Moreover, the removal of the free trade agreement that Britain enjoyed as part of the EU (European Union) would encourage foreign companies to exit the country, leading to capital outflows.
The news of Brexit saw the British pound fall by 7% against the euro in the early morning on June 24, 2016. This fall lessened to 5.3% by noon. On the same day, the pound fell by more than 10% against the US dollar in the early morning, recovering to nearly 8% by noon. According to currency traders, these currency movements were more extreme than the ones witnessed during the 2008 financial crisis.
It’s uncertain whether this devaluation will continue, but if it does, there will be several repercussions for Britain and its trading partners.

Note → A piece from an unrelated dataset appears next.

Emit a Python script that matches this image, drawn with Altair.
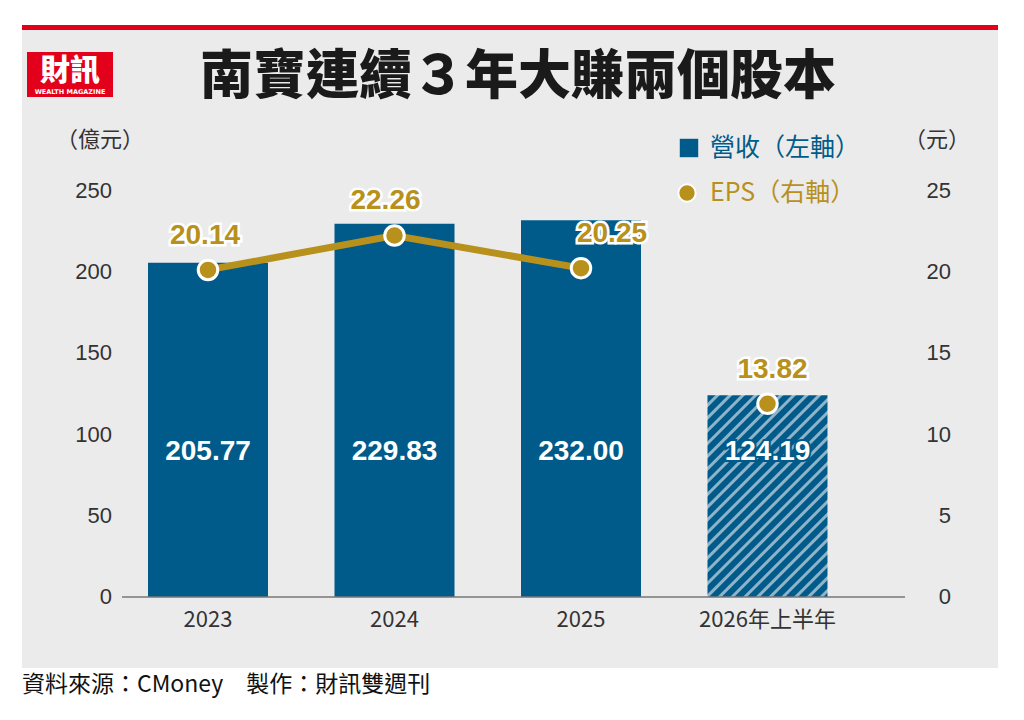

A strong dollar would make US exports expensive for Britain and British imports cheaper for the United States. US semiconductor companies would see reduced demand from Britain. Moreover, a strong dollar would discourage British companies such as Dialog Semiconductor from acquiring US semiconductor companies.
Singapore (EWS) is a semiconductor manufacturing hub, with many multinational companies operating their fabrication facilities there. According to the Economic Development Board, Singapore’s semiconductor output rose by 16.6% in May 2016. A weaker pound could make it expensive for Britain to invest in other countries, including Singapore.
UK companies with operations in Singapore such as Dialog Semiconductor may adopt a cautious approach when investing in the country.
The devaluation of the pound could encourage Korea to offer competitive pricing by proposing free trade between the two countries. However, trade of semiconductors, computers, and smartphones would see minimal impact, as they are among the 201 high-tech products that are exempt from custom duties under the World Trade Organization’s Information Technology Agreement. This could bode well for Korean companies such as Samsung (SSNLF) and SK Hynix.
While Brexit would hamper trade relations between the EU and Britain, European leaders also fear that it could create a domino effect and encourage other nations such as France, the Netherlands, Italy, and Germany to exit.
If these nations decide to exit, the semiconductor industry will be negatively impacted, especially NXP Semiconductors (NXPI). However, this is a problem for the future, and it’s unlikely to impact semiconductor stocks in the short term.